**Given request**
Pictures aside, quote the whole listing exactly.

***

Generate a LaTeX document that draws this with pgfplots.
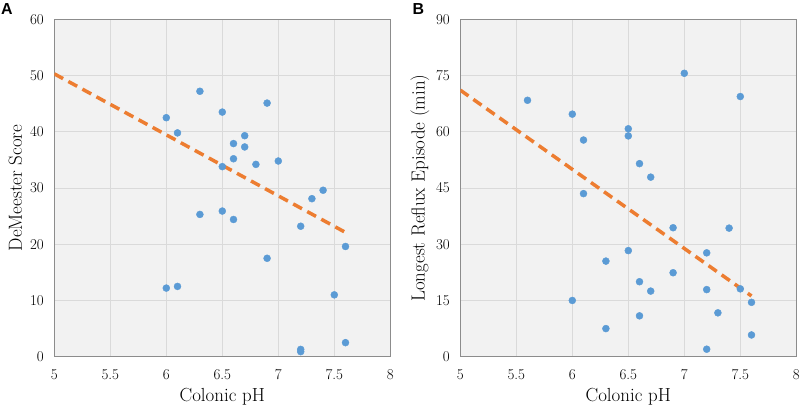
\documentclass[border=0pt]{standalone}
\usepackage{pgfplots}
\pgfplotsset{compat=1.18}
\usepackage{fontspec}
\newfontfamily\panelfont{Liberation Sans}

\definecolor{dotblue}{HTML}{5B9BD5}
\definecolor{trendorange}{HTML}{ED7D31}
\definecolor{plotbg}{HTML}{F2F2F2}
\definecolor{gridgray}{HTML}{DADADA}
\definecolor{framegray}{HTML}{8C8C8C}

\pgfplotsset{
  panel/.style={
    scale only axis,
    width=336bp, height=337.4bp,
    anchor=south west,
    xmin=5, xmax=8,
    xtick={5,5.5,6,6.5,7,7.5,8},
    axis background/.style={fill=plotbg},
    grid=major,
    major grid style={gridgray, line width=0.6bp},
    axis line style={framegray, line width=0.9bp},
    major tick length=0pt,
    tick label style={font=\fontsize{15}{17}\selectfont},
    label style={font=\fontsize{19}{22}\selectfont},
    yticklabel style={xshift=-7bp},
    xticklabel style={yshift=-9bp},
    xlabel style={at={(axis description cs:0.5,-0.1186)}, anchor=center},
    /pgf/number format/assume math mode=true,
    xlabel={Colonic pH},
  },
  dots/.style={only marks, mark=*, mark size=3.5bp, color=dotblue},
  trend/.style={trendorange, line width=3.5bp, dash pattern=on 10bp off 6bp},
}

\begin{document}
\begin{tikzpicture}
\useasboundingbox (0,0) rectangle (800bp,407bp);

% panel A
\begin{axis}[panel,
    at={(54.3bp,50.3bp)},
    ymin=0, ymax=60, ytick={0,10,20,30,40,50,60},
    ylabel={DeMeester Score},
    ylabel style={at={(axis description cs:-0.116,0.5)}, anchor=center},
  ]
  \addplot[dots] coordinates {
    (6.0,42.5) (6.1,39.8) (6.3,47.2) (6.5,43.5) (6.9,45.1) (6.7,39.3)
    (6.6,37.9) (6.7,37.3) (6.6,35.2) (6.5,33.8) (6.8,34.2) (7.0,34.8)
    (7.4,29.6) (7.3,28.1) (6.3,25.3) (6.5,25.9) (6.6,24.4) (7.2,23.2)
    (7.6,19.6) (6.9,17.5) (7.5,11.0) (7.6,2.5) (7.2,1.3) (7.2,0.9)
    (6.0,12.2) (6.1,12.5)
  };
  \addplot[trend] coordinates {(5,50.3) (7.6,22.1)};
\end{axis}

% panel B
\begin{axis}[panel,
    at={(460.3bp,50.3bp)},
    ymin=0, ymax=90, ytick={0,15,30,45,60,75,90},
    ylabel={Longest Reflux Episode (min)},
    ylabel style={at={(axis description cs:-0.12,0.5)}, anchor=center},
  ]
  \addplot[dots] coordinates {
    (5.6,68.4) (6.0,64.7) (6.1,57.8) (6.1,43.5) (7.0,75.6) (7.5,69.4)
    (6.5,60.8) (6.5,58.9) (6.6,51.5) (6.7,47.9) (6.3,25.5) (6.0,15.0)
    (6.3,7.5) (6.9,34.4) (7.4,34.3) (6.5,28.3) (7.2,27.7) (6.9,22.4)
    (6.6,20.0) (6.7,17.5) (7.2,17.9) (7.5,18.1) (7.6,14.5) (7.3,11.7)
    (6.6,10.9) (7.6,5.8) (7.2,2.0)
  };
  \addplot[trend] coordinates {(5,71.1) (7.6,16.2)};
\end{axis}

\node[anchor=north west, inner sep=0pt, font=\panelfont\bfseries\fontsize{16}{16}\selectfont] at (1bp,404bp) {A};
\node[anchor=north west, inner sep=0pt, font=\panelfont\bfseries\fontsize{16}{16}\selectfont] at (412.5bp,404bp) {B};
\end{tikzpicture}
\end{document}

***

**Answer in full**
Generate a LaTeX document that draws this with pgfplots.
\documentclass[border=0pt]{standalone}
\usepackage{pgfplots}
\pgfplotsset{compat=1.18}
\usepackage{fontspec}
\newfontfamily\panelfont{Liberation Sans}

\definecolor{dotblue}{HTML}{5B9BD5}
\definecolor{trendorange}{HTML}{ED7D31}
\definecolor{plotbg}{HTML}{F2F2F2}
\definecolor{gridgray}{HTML}{DADADA}
\definecolor{framegray}{HTML}{8C8C8C}

\pgfplotsset{
  panel/.style={
    scale only axis,
    width=336bp, height=337.4bp,
    anchor=south west,
    xmin=5, xmax=8,
    xtick={5,5.5,6,6.5,7,7.5,8},
    axis background/.style={fill=plotbg},
    grid=major,
    major grid style={gridgray, line width=0.6bp},
    axis line style={framegray, line width=0.9bp},
    major tick length=0pt,
    tick label style={font=\fontsize{15}{17}\selectfont},
    label style={font=\fontsize{19}{22}\selectfont},
    yticklabel style={xshift=-7bp},
    xticklabel style={yshift=-9bp},
    xlabel style={at={(axis description cs:0.5,-0.1186)}, anchor=center},
    /pgf/number format/assume math mode=true,
    xlabel={Colonic pH},
  },
  dots/.style={only marks, mark=*, mark size=3.5bp, color=dotblue},
  trend/.style={trendorange, line width=3.5bp, dash pattern=on 10bp off 6bp},
}

\begin{document}
\begin{tikzpicture}
\useasboundingbox (0,0) rectangle (800bp,407bp);

% panel A
\begin{axis}[panel,
    at={(54.3bp,50.3bp)},
    ymin=0, ymax=60, ytick={0,10,20,30,40,50,60},
    ylabel={DeMeester Score},
    ylabel style={at={(axis description cs:-0.116,0.5)}, anchor=center},
  ]
  \addplot[dots] coordinates {
    (6.0,42.5) (6.1,39.8) (6.3,47.2) (6.5,43.5) (6.9,45.1) (6.7,39.3)
    (6.6,37.9) (6.7,37.3) (6.6,35.2) (6.5,33.8) (6.8,34.2) (7.0,34.8)
    (7.4,29.6) (7.3,28.1) (6.3,25.3) (6.5,25.9) (6.6,24.4) (7.2,23.2)
    (7.6,19.6) (6.9,17.5) (7.5,11.0) (7.6,2.5) (7.2,1.3) (7.2,0.9)
    (6.0,12.2) (6.1,12.5)
  };
  \addplot[trend] coordinates {(5,50.3) (7.6,22.1)};
\end{axis}

% panel B
\begin{axis}[panel,
    at={(460.3bp,50.3bp)},
    ymin=0, ymax=90, ytick={0,15,30,45,60,75,90},
    ylabel={Longest Reflux Episode (min)},
    ylabel style={at={(axis description cs:-0.12,0.5)}, anchor=center},
  ]
  \addplot[dots] coordinates {
    (5.6,68.4) (6.0,64.7) (6.1,57.8) (6.1,43.5) (7.0,75.6) (7.5,69.4)
    (6.5,60.8) (6.5,58.9) (6.6,51.5) (6.7,47.9) (6.3,25.5) (6.0,15.0)
    (6.3,7.5) (6.9,34.4) (7.4,34.3) (6.5,28.3) (7.2,27.7) (6.9,22.4)
    (6.6,20.0) (6.7,17.5) (7.2,17.9) (7.5,18.1) (7.6,14.5) (7.3,11.7)
    (6.6,10.9) (7.6,5.8) (7.2,2.0)
  };
  \addplot[trend] coordinates {(5,71.1) (7.6,16.2)};
\end{axis}

\node[anchor=north west, inner sep=0pt, font=\panelfont\bfseries\fontsize{16}{16}\selectfont] at (1bp,404bp) {A};
\node[anchor=north west, inner sep=0pt, font=\panelfont\bfseries\fontsize{16}{16}\selectfont] at (412.5bp,404bp) {B};
\end{tikzpicture}
\end{document}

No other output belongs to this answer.